> [Dataset section]:

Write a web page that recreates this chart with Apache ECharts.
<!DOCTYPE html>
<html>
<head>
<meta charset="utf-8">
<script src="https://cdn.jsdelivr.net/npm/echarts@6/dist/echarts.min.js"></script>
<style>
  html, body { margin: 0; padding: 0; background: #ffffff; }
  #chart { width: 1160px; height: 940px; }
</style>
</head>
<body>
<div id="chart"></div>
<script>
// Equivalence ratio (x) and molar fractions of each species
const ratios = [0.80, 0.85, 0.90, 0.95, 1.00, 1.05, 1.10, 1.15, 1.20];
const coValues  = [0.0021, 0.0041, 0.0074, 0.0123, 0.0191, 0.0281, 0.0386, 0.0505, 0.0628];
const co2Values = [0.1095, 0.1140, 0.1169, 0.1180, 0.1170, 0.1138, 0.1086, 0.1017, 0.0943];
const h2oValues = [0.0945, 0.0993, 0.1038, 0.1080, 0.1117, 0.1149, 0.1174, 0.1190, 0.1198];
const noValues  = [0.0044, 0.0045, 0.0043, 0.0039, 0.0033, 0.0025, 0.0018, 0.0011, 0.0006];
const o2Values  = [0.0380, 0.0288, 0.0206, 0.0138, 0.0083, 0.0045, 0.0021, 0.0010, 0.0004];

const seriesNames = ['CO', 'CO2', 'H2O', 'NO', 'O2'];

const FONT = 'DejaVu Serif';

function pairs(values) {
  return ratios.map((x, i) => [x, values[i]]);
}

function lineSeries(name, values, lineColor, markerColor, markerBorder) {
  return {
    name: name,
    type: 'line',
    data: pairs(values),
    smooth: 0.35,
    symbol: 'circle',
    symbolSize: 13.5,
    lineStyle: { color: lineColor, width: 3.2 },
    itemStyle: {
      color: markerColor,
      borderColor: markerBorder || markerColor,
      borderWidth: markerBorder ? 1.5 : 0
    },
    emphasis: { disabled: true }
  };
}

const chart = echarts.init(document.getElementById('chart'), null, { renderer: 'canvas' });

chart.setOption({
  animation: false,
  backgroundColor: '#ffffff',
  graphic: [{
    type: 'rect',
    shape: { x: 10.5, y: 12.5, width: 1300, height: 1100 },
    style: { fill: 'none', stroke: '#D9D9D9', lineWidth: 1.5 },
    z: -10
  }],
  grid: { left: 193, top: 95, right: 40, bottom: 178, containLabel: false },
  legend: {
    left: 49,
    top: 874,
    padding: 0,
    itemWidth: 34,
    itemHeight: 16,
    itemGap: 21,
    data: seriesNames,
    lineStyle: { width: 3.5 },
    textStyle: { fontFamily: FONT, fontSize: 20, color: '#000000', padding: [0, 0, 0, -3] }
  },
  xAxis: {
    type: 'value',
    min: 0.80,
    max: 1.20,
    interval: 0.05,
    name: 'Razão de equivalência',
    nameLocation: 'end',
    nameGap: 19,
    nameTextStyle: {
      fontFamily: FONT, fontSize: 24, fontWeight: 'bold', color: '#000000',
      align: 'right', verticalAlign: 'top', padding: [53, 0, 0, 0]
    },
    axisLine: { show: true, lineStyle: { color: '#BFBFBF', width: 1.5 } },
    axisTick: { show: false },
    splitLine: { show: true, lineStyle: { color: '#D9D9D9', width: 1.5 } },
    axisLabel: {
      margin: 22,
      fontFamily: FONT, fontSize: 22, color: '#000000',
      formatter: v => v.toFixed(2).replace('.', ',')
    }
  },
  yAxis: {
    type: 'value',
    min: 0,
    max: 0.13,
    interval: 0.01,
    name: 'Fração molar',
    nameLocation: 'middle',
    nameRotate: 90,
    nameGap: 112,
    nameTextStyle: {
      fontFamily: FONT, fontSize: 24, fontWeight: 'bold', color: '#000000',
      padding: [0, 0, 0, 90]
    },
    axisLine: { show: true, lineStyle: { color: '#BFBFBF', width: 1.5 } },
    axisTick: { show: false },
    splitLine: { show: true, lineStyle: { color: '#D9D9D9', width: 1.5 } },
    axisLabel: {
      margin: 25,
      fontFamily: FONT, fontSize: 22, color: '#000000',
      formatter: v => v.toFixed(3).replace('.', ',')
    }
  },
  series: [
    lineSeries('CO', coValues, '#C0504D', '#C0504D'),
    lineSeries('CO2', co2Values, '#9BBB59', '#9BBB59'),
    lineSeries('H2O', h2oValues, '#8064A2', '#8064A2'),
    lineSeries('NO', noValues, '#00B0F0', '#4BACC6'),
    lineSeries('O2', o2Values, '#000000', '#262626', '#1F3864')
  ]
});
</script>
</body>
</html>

> [What you need to do]: The data above must be returned in full, exactly as written.

> [Solution for this task]:
Write a web page that recreates this chart with Apache ECharts.
<!DOCTYPE html>
<html>
<head>
<meta charset="utf-8">
<script src="https://cdn.jsdelivr.net/npm/echarts@6/dist/echarts.min.js"></script>
<style>
  html, body { margin: 0; padding: 0; background: #ffffff; }
  #chart { width: 1160px; height: 940px; }
</style>
</head>
<body>
<div id="chart"></div>
<script>
// Equivalence ratio (x) and molar fractions of each species
const ratios = [0.80, 0.85, 0.90, 0.95, 1.00, 1.05, 1.10, 1.15, 1.20];
const coValues  = [0.0021, 0.0041, 0.0074, 0.0123, 0.0191, 0.0281, 0.0386, 0.0505, 0.0628];
const co2Values = [0.1095, 0.1140, 0.1169, 0.1180, 0.1170, 0.1138, 0.1086, 0.1017, 0.0943];
const h2oValues = [0.0945, 0.0993, 0.1038, 0.1080, 0.1117, 0.1149, 0.1174, 0.1190, 0.1198];
const noValues  = [0.0044, 0.0045, 0.0043, 0.0039, 0.0033, 0.0025, 0.0018, 0.0011, 0.0006];
const o2Values  = [0.0380, 0.0288, 0.0206, 0.0138, 0.0083, 0.0045, 0.0021, 0.0010, 0.0004];

const seriesNames = ['CO', 'CO2', 'H2O', 'NO', 'O2'];

const FONT = 'DejaVu Serif';

function pairs(values) {
  return ratios.map((x, i) => [x, values[i]]);
}

function lineSeries(name, values, lineColor, markerColor, markerBorder) {
  return {
    name: name,
    type: 'line',
    data: pairs(values),
    smooth: 0.35,
    symbol: 'circle',
    symbolSize: 13.5,
    lineStyle: { color: lineColor, width: 3.2 },
    itemStyle: {
      color: markerColor,
      borderColor: markerBorder || markerColor,
      borderWidth: markerBorder ? 1.5 : 0
    },
    emphasis: { disabled: true }
  };
}

const chart = echarts.init(document.getElementById('chart'), null, { renderer: 'canvas' });

chart.setOption({
  animation: false,
  backgroundColor: '#ffffff',
  graphic: [{
    type: 'rect',
    shape: { x: 10.5, y: 12.5, width: 1300, height: 1100 },
    style: { fill: 'none', stroke: '#D9D9D9', lineWidth: 1.5 },
    z: -10
  }],
  grid: { left: 193, top: 95, right: 40, bottom: 178, containLabel: false },
  legend: {
    left: 49,
    top: 874,
    padding: 0,
    itemWidth: 34,
    itemHeight: 16,
    itemGap: 21,
    data: seriesNames,
    lineStyle: { width: 3.5 },
    textStyle: { fontFamily: FONT, fontSize: 20, color: '#000000', padding: [0, 0, 0, -3] }
  },
  xAxis: {
    type: 'value',
    min: 0.80,
    max: 1.20,
    interval: 0.05,
    name: 'Razão de equivalência',
    nameLocation: 'end',
    nameGap: 19,
    nameTextStyle: {
      fontFamily: FONT, fontSize: 24, fontWeight: 'bold', color: '#000000',
      align: 'right', verticalAlign: 'top', padding: [53, 0, 0, 0]
    },
    axisLine: { show: true, lineStyle: { color: '#BFBFBF', width: 1.5 } },
    axisTick: { show: false },
    splitLine: { show: true, lineStyle: { color: '#D9D9D9', width: 1.5 } },
    axisLabel: {
      margin: 22,
      fontFamily: FONT, fontSize: 22, color: '#000000',
      formatter: v => v.toFixed(2).replace('.', ',')
    }
  },
  yAxis: {
    type: 'value',
    min: 0,
    max: 0.13,
    interval: 0.01,
    name: 'Fração molar',
    nameLocation: 'middle',
    nameRotate: 90,
    nameGap: 112,
    nameTextStyle: {
      fontFamily: FONT, fontSize: 24, fontWeight: 'bold', color: '#000000',
      padding: [0, 0, 0, 90]
    },
    axisLine: { show: true, lineStyle: { color: '#BFBFBF', width: 1.5 } },
    axisTick: { show: false },
    splitLine: { show: true, lineStyle: { color: '#D9D9D9', width: 1.5 } },
    axisLabel: {
      margin: 25,
      fontFamily: FONT, fontSize: 22, color: '#000000',
      formatter: v => v.toFixed(3).replace('.', ',')
    }
  },
  series: [
    lineSeries('CO', coValues, '#C0504D', '#C0504D'),
    lineSeries('CO2', co2Values, '#9BBB59', '#9BBB59'),
    lineSeries('H2O', h2oValues, '#8064A2', '#8064A2'),
    lineSeries('NO', noValues, '#00B0F0', '#4BACC6'),
    lineSeries('O2', o2Values, '#000000', '#262626', '#1F3864')
  ]
});
</script>
</body>
</html>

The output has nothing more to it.